-- start of Given data --
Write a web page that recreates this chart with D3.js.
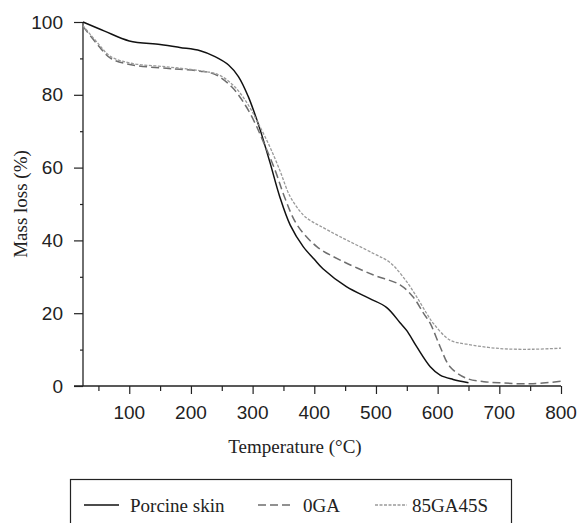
<!DOCTYPE html>
<html><head><meta charset="utf-8">
<script src="https://cdn.jsdelivr.net/npm/d3@7"></script>
<style>body{margin:0;background:#fff}svg{display:block}</style>
</head><body>
<svg id="c" width="579" height="523" font-family="'Liberation Serif', 'DejaVu Serif', serif"></svg>
<script>
const porcineT = [25, 60, 100, 150, 182, 215, 239, 261, 277, 293, 304, 312, 328, 344, 361, 382, 400, 414, 452, 490, 517, 539, 550, 566, 588, 604, 625, 650];
const porcineV = [100, 97.5, 94.8, 93.8, 93.0, 92.1, 90.5, 88.2, 85, 79.5, 74.5, 70.5, 61.5, 52, 44.2, 38.3, 34.8, 32.2, 27.3, 24.0, 21.6, 17.4, 15.2, 10.8, 5.3, 3.0, 1.8, 0.9];
const ga0T = [25, 50, 70, 105, 160, 182, 215, 239, 266, 288, 304, 315, 336, 352, 372, 404, 442, 496, 539, 561, 577, 588, 604, 620, 647, 675, 700, 750, 800];
const ga0V = [98.8, 93.5, 90, 88.2, 87.3, 87, 86.5, 85.6, 82.2, 77.2, 72.2, 68, 59.5, 51.8, 44.3, 38.3, 34.6, 30.5, 27.8, 24.3, 20, 17.2, 10.8, 5.3, 2.1, 1.2, 0.9, 0.6, 1.3];
const ga85T = [25, 50, 70, 105, 160, 215, 245, 271, 293, 309, 328, 344, 361, 382, 395, 409, 442, 496, 523, 550, 566, 582, 593, 620, 647, 700, 755, 800];
const ga85V = [99, 94, 90.5, 88.6, 87.7, 86.6, 85.5, 82.2, 77.2, 72.2, 65.7, 59.3, 52, 47, 45.3, 44, 41, 36.4, 33.9, 28.6, 24.5, 20, 17.2, 12.6, 11.5, 10.3, 10.1, 10.4];
const seriesNames = ["Porcine skin", "0GA", "85GA45S"];
const xTicks = [100, 200, 300, 400, 500, 600, 700, 800];
const yTicks = [0, 20, 40, 60, 80, 100];

const svg = d3.select("#c");
const x = d3.scaleLinear().domain([25, 800]).range([83, 561]);
const y = d3.scaleLinear().domain([0, 100]).range([386, 22]);

const styles = [
  {stroke: "#111", dash: null, w: 1.5},
  {stroke: "#6e6e6e", dash: "8,4", w: 1.5},
  {stroke: "#9a9a9a", dash: "3,1.5", w: 1.3}
];
const data = [
  porcineT.map((t, i) => [t, porcineV[i]]),
  ga0T.map((t, i) => [t, ga0V[i]]),
  ga85T.map((t, i) => [t, ga85V[i]])
];
const line = d3.line().x(d => x(d[0])).y(d => y(d[1])).curve(d3.curveCatmullRom.alpha(0.5));

// axes
const gx = svg.append("g").attr("transform", "translate(0,386)");
gx.call(d3.axisBottom(x).tickValues(d3.range(50, 801, 50)).tickSize(5).tickFormat(""));
gx.call(g => g.selectAll(".tick line").filter(d => d % 100 === 0).attr("y2", 8));
gx.select(".domain").remove();
gx.append("line").attr("x1", 74).attr("x2", 561).attr("stroke", "#222").attr("stroke-width", 1.3);
gx.selectAll(".tick line").attr("stroke", "#222").attr("stroke-width", 1.2);
gx.selectAll(null).data(xTicks).enter().append("text")
  .attr("x", d => x(d)).attr("y", 33).attr("text-anchor", "middle").attr("font-size", 19).attr("fill", "#222").text(d => d);

const gy = svg.append("g").attr("transform", "translate(83,0)");
gy.call(d3.axisLeft(y).tickValues(d3.range(0, 101, 10)).tickSize(3).tickFormat(""));
gy.call(g => g.selectAll(".tick line").filter(d => d % 20 === 0).attr("x2", -9));
gy.select(".domain").remove();
gy.append("line").attr("y1", 22).attr("y2", 386).attr("stroke", "#222").attr("stroke-width", 1.3);
gy.selectAll(".tick line").attr("stroke", "#222").attr("stroke-width", 1.2);
gy.selectAll(null).data(yTicks).enter().append("text")
  .attr("x", -20).attr("y", d => y(d) + 6.5).attr("text-anchor", "end").attr("font-size", 19).attr("fill", "#222").text(d => d);

// lines
svg.selectAll("path.s").data(data).enter().append("path").attr("class", "s")
  .attr("d", line).attr("fill", "none")
  .attr("stroke", (d, i) => styles[i].stroke)
  .attr("stroke-width", (d, i) => styles[i].w)
  .attr("stroke-dasharray", (d, i) => styles[i].dash);

// titles
svg.append("text").attr("x", 295).attr("y", 453).attr("text-anchor", "middle").attr("font-size", 19).attr("fill", "#222").text("Temperature (°C)");
svg.append("text").attr("transform", "translate(27,204) rotate(-90)").attr("text-anchor", "middle").attr("font-size", 19).attr("fill", "#222").text("Mass loss (%)");

// legend
svg.append("rect").attr("x", 70.5).attr("y", 479.5).attr("width", 441).attr("height", 60).attr("fill", "none").attr("stroke", "#222").attr("stroke-width", 1.2);
const leg = [{x1: 84, x2: 119, tx: 130}, {x1: 258, x2: 293, tx: 303}, {x1: 375, x2: 407, tx: 412}];
leg.forEach((l, i) => {
  svg.append("line").attr("x1", l.x1).attr("x2", l.x2).attr("y1", 505).attr("y2", 505)
    .attr("stroke", styles[i].stroke).attr("stroke-width", styles[i].w).attr("stroke-dasharray", styles[i].dash);
  svg.append("text").attr("x", l.tx).attr("y", 512).attr("font-size", 19).attr("fill", "#222").text(seriesNames[i]);
});
</script>
</body></html>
-- end of Given data --
Skip every picture and transcribe the data above exactly.

* Task output:
Write a web page that recreates this chart with D3.js.
<!DOCTYPE html>
<html><head><meta charset="utf-8">
<script src="https://cdn.jsdelivr.net/npm/d3@7"></script>
<style>body{margin:0;background:#fff}svg{display:block}</style>
</head><body>
<svg id="c" width="579" height="523" font-family="'Liberation Serif', 'DejaVu Serif', serif"></svg>
<script>
const porcineT = [25, 60, 100, 150, 182, 215, 239, 261, 277, 293, 304, 312, 328, 344, 361, 382, 400, 414, 452, 490, 517, 539, 550, 566, 588, 604, 625, 650];
const porcineV = [100, 97.5, 94.8, 93.8, 93.0, 92.1, 90.5, 88.2, 85, 79.5, 74.5, 70.5, 61.5, 52, 44.2, 38.3, 34.8, 32.2, 27.3, 24.0, 21.6, 17.4, 15.2, 10.8, 5.3, 3.0, 1.8, 0.9];
const ga0T = [25, 50, 70, 105, 160, 182, 215, 239, 266, 288, 304, 315, 336, 352, 372, 404, 442, 496, 539, 561, 577, 588, 604, 620, 647, 675, 700, 750, 800];
const ga0V = [98.8, 93.5, 90, 88.2, 87.3, 87, 86.5, 85.6, 82.2, 77.2, 72.2, 68, 59.5, 51.8, 44.3, 38.3, 34.6, 30.5, 27.8, 24.3, 20, 17.2, 10.8, 5.3, 2.1, 1.2, 0.9, 0.6, 1.3];
const ga85T = [25, 50, 70, 105, 160, 215, 245, 271, 293, 309, 328, 344, 361, 382, 395, 409, 442, 496, 523, 550, 566, 582, 593, 620, 647, 700, 755, 800];
const ga85V = [99, 94, 90.5, 88.6, 87.7, 86.6, 85.5, 82.2, 77.2, 72.2, 65.7, 59.3, 52, 47, 45.3, 44, 41, 36.4, 33.9, 28.6, 24.5, 20, 17.2, 12.6, 11.5, 10.3, 10.1, 10.4];
const seriesNames = ["Porcine skin", "0GA", "85GA45S"];
const xTicks = [100, 200, 300, 400, 500, 600, 700, 800];
const yTicks = [0, 20, 40, 60, 80, 100];

const svg = d3.select("#c");
const x = d3.scaleLinear().domain([25, 800]).range([83, 561]);
const y = d3.scaleLinear().domain([0, 100]).range([386, 22]);

const styles = [
  {stroke: "#111", dash: null, w: 1.5},
  {stroke: "#6e6e6e", dash: "8,4", w: 1.5},
  {stroke: "#9a9a9a", dash: "3,1.5", w: 1.3}
];
const data = [
  porcineT.map((t, i) => [t, porcineV[i]]),
  ga0T.map((t, i) => [t, ga0V[i]]),
  ga85T.map((t, i) => [t, ga85V[i]])
];
const line = d3.line().x(d => x(d[0])).y(d => y(d[1])).curve(d3.curveCatmullRom.alpha(0.5));

// axes
const gx = svg.append("g").attr("transform", "translate(0,386)");
gx.call(d3.axisBottom(x).tickValues(d3.range(50, 801, 50)).tickSize(5).tickFormat(""));
gx.call(g => g.selectAll(".tick line").filter(d => d % 100 === 0).attr("y2", 8));
gx.select(".domain").remove();
gx.append("line").attr("x1", 74).attr("x2", 561).attr("stroke", "#222").attr("stroke-width", 1.3);
gx.selectAll(".tick line").attr("stroke", "#222").attr("stroke-width", 1.2);
gx.selectAll(null).data(xTicks).enter().append("text")
  .attr("x", d => x(d)).attr("y", 33).attr("text-anchor", "middle").attr("font-size", 19).attr("fill", "#222").text(d => d);

const gy = svg.append("g").attr("transform", "translate(83,0)");
gy.call(d3.axisLeft(y).tickValues(d3.range(0, 101, 10)).tickSize(3).tickFormat(""));
gy.call(g => g.selectAll(".tick line").filter(d => d % 20 === 0).attr("x2", -9));
gy.select(".domain").remove();
gy.append("line").attr("y1", 22).attr("y2", 386).attr("stroke", "#222").attr("stroke-width", 1.3);
gy.selectAll(".tick line").attr("stroke", "#222").attr("stroke-width", 1.2);
gy.selectAll(null).data(yTicks).enter().append("text")
  .attr("x", -20).attr("y", d => y(d) + 6.5).attr("text-anchor", "end").attr("font-size", 19).attr("fill", "#222").text(d => d);

// lines
svg.selectAll("path.s").data(data).enter().append("path").attr("class", "s")
  .attr("d", line).attr("fill", "none")
  .attr("stroke", (d, i) => styles[i].stroke)
  .attr("stroke-width", (d, i) => styles[i].w)
  .attr("stroke-dasharray", (d, i) => styles[i].dash);

// titles
svg.append("text").attr("x", 295).attr("y", 453).attr("text-anchor", "middle").attr("font-size", 19).attr("fill", "#222").text("Temperature (°C)");
svg.append("text").attr("transform", "translate(27,204) rotate(-90)").attr("text-anchor", "middle").attr("font-size", 19).attr("fill", "#222").text("Mass loss (%)");

// legend
svg.append("rect").attr("x", 70.5).attr("y", 479.5).attr("width", 441).attr("height", 60).attr("fill", "none").attr("stroke", "#222").attr("stroke-width", 1.2);
const leg = [{x1: 84, x2: 119, tx: 130}, {x1: 258, x2: 293, tx: 303}, {x1: 375, x2: 407, tx: 412}];
leg.forEach((l, i) => {
  svg.append("line").attr("x1", l.x1).attr("x2", l.x2).attr("y1", 505).attr("y2", 505)
    .attr("stroke", styles[i].stroke).attr("stroke-width", styles[i].w).attr("stroke-dasharray", styles[i].dash);
  svg.append("text").attr("x", l.tx).attr("y", 512).attr("font-size", 19).attr("fill", "#222").text(seriesNames[i]);
});
</script>
</body></html>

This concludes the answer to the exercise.